Aaron Donald was the real MVP of Super Bowl LVI
Super Bowl LVI was a dramatic contest featuring a suspenseful fourth quarter and 15-play go-ahead touchdown drive that concluded inside the two-minute warning. The Los Angeles Rams prevailed 23-20 over the Cincinnati Bengals, and wide receiver Cooper Kupp was named MVP of the game after his decisive touchdown reception gave the Rams the final lead.
However, looking back at the game, the box score, and the film, it's pretty obvious that Rams defensive lineman Aaron Donald was the real MVP.
Donald was dominant
Donald is one of the greatest defenders in the history of the NFL. He is an absolute menace to offensive linemen and he showed up Sunday night with just as much dominance as he’s ever had. Going into the game everyone knew that the Bengals' offensive line could potentially struggle with the elite pass-rushing talent all along the Rams’ defensive line.
It took some time for it to really play out, but by the time the game concluded Donald had accumulated eight quarterback pressures. He had four tackles and two sacks, and Bengals quarterback Joe Burrow was sacked a total of seven times, the most of any quarterback in the Super Bowl era.

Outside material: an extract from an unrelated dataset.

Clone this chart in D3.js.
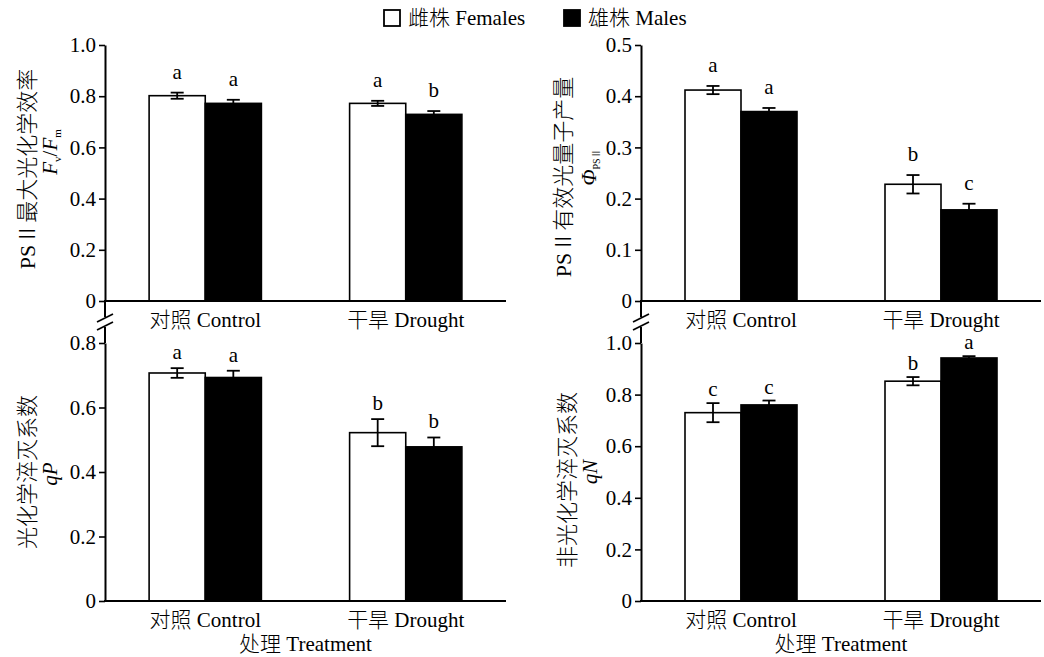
<!DOCTYPE html>
<html>
<head>
<meta charset="utf-8">
<script src="https://cdn.jsdelivr.net/npm/d3@7"></script>
<style>
  body { margin: 0; background: #fff; }
  text { font-family: "Liberation Serif", "Noto Sans CJK SC", serif; font-weight: 300; fill: #000; }
</style>
</head>
<body>
<svg id="chart" width="1044" height="657"></svg>
<script>
// 分组与系列
const groups = ['对照 Control', '干旱 Drought'];
const sexes = ['雌株 Females', '雄株 Males'];

// Fv/Fm
const fvfmFemale = [0.802, 0.772];
const fvfmFemaleSE = [0.012, 0.010];
const fvfmMale = [0.772, 0.729];
const fvfmMaleSE = [0.014, 0.013];
const fvfmFemaleLetters = ['a', 'a'];
const fvfmMaleLetters = ['a', 'b'];

// ΦPSII
const phiFemale = [0.412, 0.228];
const phiFemaleSE = [0.008, 0.018];
const phiMale = [0.370, 0.178];
const phiMaleSE = [0.007, 0.012];
const phiFemaleLetters = ['a', 'b'];
const phiMaleLetters = ['a', 'c'];

// qP
const qpFemale = [0.707, 0.522];
const qpFemaleSE = [0.015, 0.042];
const qpMale = [0.693, 0.478];
const qpMaleSE = [0.021, 0.029];
const qpFemaleLetters = ['a', 'b'];
const qpMaleLetters = ['a', 'b'];

// qN
const qnFemale = [0.730, 0.852];
const qnFemaleSE = [0.037, 0.016];
const qnMale = [0.760, 0.942];
const qnMaleSE = [0.017, 0.007];
const qnFemaleLetters = ['c', 'b'];
const qnMaleLetters = ['c', 'a'];

// 刻度
const ticksFvfm = [0, 0.2, 0.4, 0.6, 0.8, 1.0];
const ticksPhi = [0, 0.1, 0.2, 0.3, 0.4, 0.5];
const ticksQp = [0, 0.2, 0.4, 0.6, 0.8];
const ticksQn = [0, 0.2, 0.4, 0.6, 0.8, 1.0];

const svg = d3.select('#chart');
const fmt = d => d === 0 ? '0' : d3.format('.1f')(d);

const panels = [
    { x0: 105, x1: 506, y0: 45, y1: 301, ticks: ticksFvfm, gap: 14,
      female: fvfmFemale, femaleSE: fvfmFemaleSE, male: fvfmMale, maleSE: fvfmMaleSE,
      fl: fvfmFemaleLetters, ml: fvfmMaleLetters, title: 'fvfm', tx: 27, tx2: 50, ty: 169, ty2: 152 },
    { x0: 641, x1: 1041, y0: 45, y1: 301, ticks: ticksPhi, gap: 14,
      female: phiFemale, femaleSE: phiFemaleSE, male: phiMale, maleSE: phiMaleSE,
      fl: phiFemaleLetters, ml: phiMaleLetters, title: 'phi', tx: 563, tx2: 589, ty: 177, ty2: 167 },
    { x0: 105, x1: 506, y0: 343, y1: 601, ticks: ticksQp, gap: 9,
      female: qpFemale, femaleSE: qpFemaleSE, male: qpMale, maleSE: qpMaleSE,
      fl: qpFemaleLetters, ml: qpMaleLetters, title: 'qp', tx: 27, tx2: 50, ty: 472, ty2: 474, xTitle: true },
    { x0: 641, x1: 1041, y0: 343, y1: 601, ticks: ticksQn, gap: 7,
      female: qnFemale, femaleSE: qnFemaleSE, male: qnMale, maleSE: qnMaleSE,
      fl: qnFemaleLetters, ml: qnMaleLetters, title: 'qn', tx: 567, tx2: 590, ty: 480, ty2: 472, xTitle: true }
];

panels.forEach(p => {
    const g = svg.append('g');
    const ymax = p.ticks[p.ticks.length - 1];
    const y = d3.scaleLinear().domain([0, ymax]).range([p.y1, p.y0]);
    const x = d3.scaleBand().domain(groups).range([p.x0, p.x1]).paddingInner(0.44).paddingOuter(0.22);
    const xs = d3.scaleBand().domain(sexes).range([0, x.bandwidth()]);

    const rows = [];
    groups.forEach((grp, i) => {
        rows.push({ grp, sex: sexes[0], v: p.female[i], se: p.femaleSE[i], lab: p.fl[i] });
        rows.push({ grp, sex: sexes[1], v: p.male[i], se: p.maleSE[i], lab: p.ml[i] });
    });

    // 柱
    g.selectAll('rect.bar').data(rows).enter().append('rect')
        .attr('x', d => x(d.grp) + xs(d.sex))
        .attr('y', d => y(d.v))
        .attr('width', xs.bandwidth())
        .attr('height', d => y(0) - y(d.v))
        .attr('fill', d => d.sex === sexes[0] ? '#fff' : '#000')
        .attr('stroke', '#000').attr('stroke-width', 1.6);

    // 误差线
    rows.forEach(d => {
        const cx = x(d.grp) + xs(d.sex) + xs.bandwidth() / 2;
        const hi = y(d.v + d.se), lo = y(d.v - d.se);
        const ew = 6.5;
        g.append('line').attr('x1', cx).attr('x2', cx).attr('y1', hi).attr('y2', lo)
            .attr('stroke', '#000').attr('stroke-width', 1.8);
        g.append('line').attr('x1', cx - ew).attr('x2', cx + ew).attr('y1', hi).attr('y2', hi)
            .attr('stroke', '#000').attr('stroke-width', 1.8);
        g.append('line').attr('x1', cx - ew).attr('x2', cx + ew).attr('y1', lo).attr('y2', lo)
            .attr('stroke', '#000').attr('stroke-width', 1.8);
        g.append('text').attr('x', cx).attr('y', hi - p.gap)
            .attr('text-anchor', 'middle').style('font-size', '21px')
            .text(d.lab);
    });

    // 轴
    const ya = g.append('g').attr('transform', `translate(${p.x0},0)`)
        .call(d3.axisLeft(y).tickValues(p.ticks).tickFormat(fmt).tickSize(6).tickPadding(3).tickSizeOuter(0));
    ya.select('.domain').attr('stroke-width', 2);
    ya.selectAll('.tick line').attr('stroke-width', 1.6);
    ya.selectAll('.tick text').style('font-size', '21px').style('font-family', '"Liberation Serif", serif');

    const xa = g.append('g').attr('transform', `translate(0,${p.y1})`)
        .call(d3.axisBottom(x).tickSize(0).tickPadding(9).tickSizeOuter(0));
    xa.select('.domain').attr('d', `M${p.x0 - 1},0H${p.x1}`).attr('stroke-width', 2);
    xa.selectAll('.tick text').style('font-size', '21px').attr('dy', '0.8em');

    if (p.xTitle) {
        g.append('text').attr('x', (p.x0 + p.x1) / 2).attr('y', p.y1 + 50)
            .attr('text-anchor', 'middle').style('font-size', '21px').text('处理 Treatment');
    } else {
        // 断轴
        const ax = p.x0;
        g.append('line').attr('x1', ax).attr('x2', ax).attr('y1', p.y1).attr('y2', p.y1 + 16)
            .attr('stroke', '#000').attr('stroke-width', 2);
        g.append('line').attr('x1', ax).attr('x2', ax).attr('y1', p.y1 + 26).attr('y2', p.y1 + 42)
            .attr('stroke', '#000').attr('stroke-width', 2);
        [p.y1 + 17, p.y1 + 25].forEach(cy => {
            g.append('line').attr('x1', ax - 8).attr('y1', cy + 4).attr('x2', ax + 8).attr('y2', cy - 4)
                .attr('stroke', '#000').attr('stroke-width', 1.8);
        });
    }

    // Y 轴标题
    const t1 = g.append('text').attr('transform', `translate(${p.tx},${p.ty}) rotate(-90)`)
        .attr('text-anchor', 'middle').attr('dy', '0.35em').style('font-size', '22px');
    const t2 = g.append('text').attr('transform', `translate(${p.tx2},${p.ty2}) rotate(-90)`)
        .attr('text-anchor', 'middle').attr('dy', '0.35em').style('font-size', '21px');
    if (p.title === 'fvfm') {
        t1.text('PSⅡ最大光化学效率');
        t2.append('tspan').style('font-style', 'italic').text('F');
        t2.append('tspan').attr('dy', 4).style('font-size', '11px').text('v');
        t2.append('tspan').attr('dy', -4).text('/');
        t2.append('tspan').style('font-style', 'italic').text('F');
        t2.append('tspan').attr('dy', 4).style('font-size', '11px').text('m');
    } else if (p.title === 'phi') {
        t1.text('PSⅡ有效光量子产量');
        t2.append('tspan').style('font-style', 'italic').text('Φ');
        t2.append('tspan').attr('dy', 4).style('font-size', '10px').text('PSⅡ');
    } else if (p.title === 'qp') {
        t1.text('光化学淬灭系数');
        t2.style('font-style', 'italic').text('qP');
    } else {
        t1.text('非光化学淬灭系数');
        t2.style('font-style', 'italic').text('qN');
    }
});

// 图例
const legend = svg.append('g').attr('transform', 'translate(383,9)');
const lx = d3.scalePoint().domain(sexes).range([0, 180]);
sexes.forEach((s, i) => {
    const lg = legend.append('g').attr('transform', `translate(${lx(s)},0)`);
    lg.append('rect').attr('x', 1).attr('y', 1).attr('width', 16).attr('height', 16)
        .attr('fill', i === 0 ? '#fff' : '#000').attr('stroke', '#000').attr('stroke-width', 1.8);
    lg.append('text').attr('x', 25).attr('y', 9).attr('dy', '0.35em')
        .style('font-size', '21px').text(s);
});
</script>
</body>
</html>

Donald’s ability to draw double and sometimes triple teams undoubtedly contributed significantly to those numbers, as his teammates Von Miller, A’Shawn Robinson, and Leonard Floyd all got in on the sack list thanks to easier pass-rushing opportunities with more attention committed to the All-Pro Donald.

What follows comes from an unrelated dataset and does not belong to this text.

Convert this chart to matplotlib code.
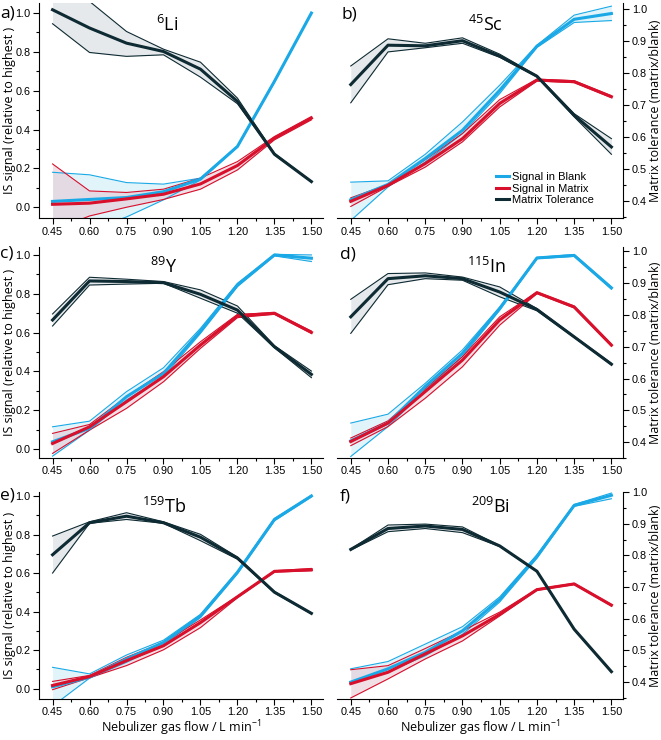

The Bengals’ pass-block win rate was just 14%, the worst of any team in any NFL game all season. The fact the team managed to put up 20 points is a testament to Burrow’s ability to quickly release the ball and the playmaking ability of his two primary weapons, Ja’Marr Chase and Tee Higgins.
In today’s NFL, if you can’t consistently win in the trenches when passing the ball you are destined to face an uphill battle, and Donald contributed significantly to a big advantage for the Rams.
Donald's clutch play sealed the win for LA
The Bengals failed to score in their final five possessions of the game, opening the way for the Rams to make their comeback and stay within striking distance despite being incapable of running the ball and facing multiple injuries to the detriment of their passing attack. In the final possession of the game, Donald helped stop Bengals running back Samaje Perine from squeaking through the line for a 1-yard gain on third down to secure a new set of downs. On the next play, Donald made the decisive sack to end the game.
The Rams defense, led by Donald, kept the game within reach for Matthew Stafford and Kupp by consistently pressuring Burrow and limiting the Bengals’ offensive output. Then, when it mattered most in the fourth quarter, Donald took over and decided things with his strength and speed on the final two plays.
No single player can win a football game, and Kupp absolutely earned the award he was given, but he likely wouldn’t have even been in a position for his touchdown(s) to matter if not for the invaluable play of the league’s best defensive lineman on the other side of the ball. Despite being shut out of the official award ceremony, the game’s most valuable player was Aaron Donald.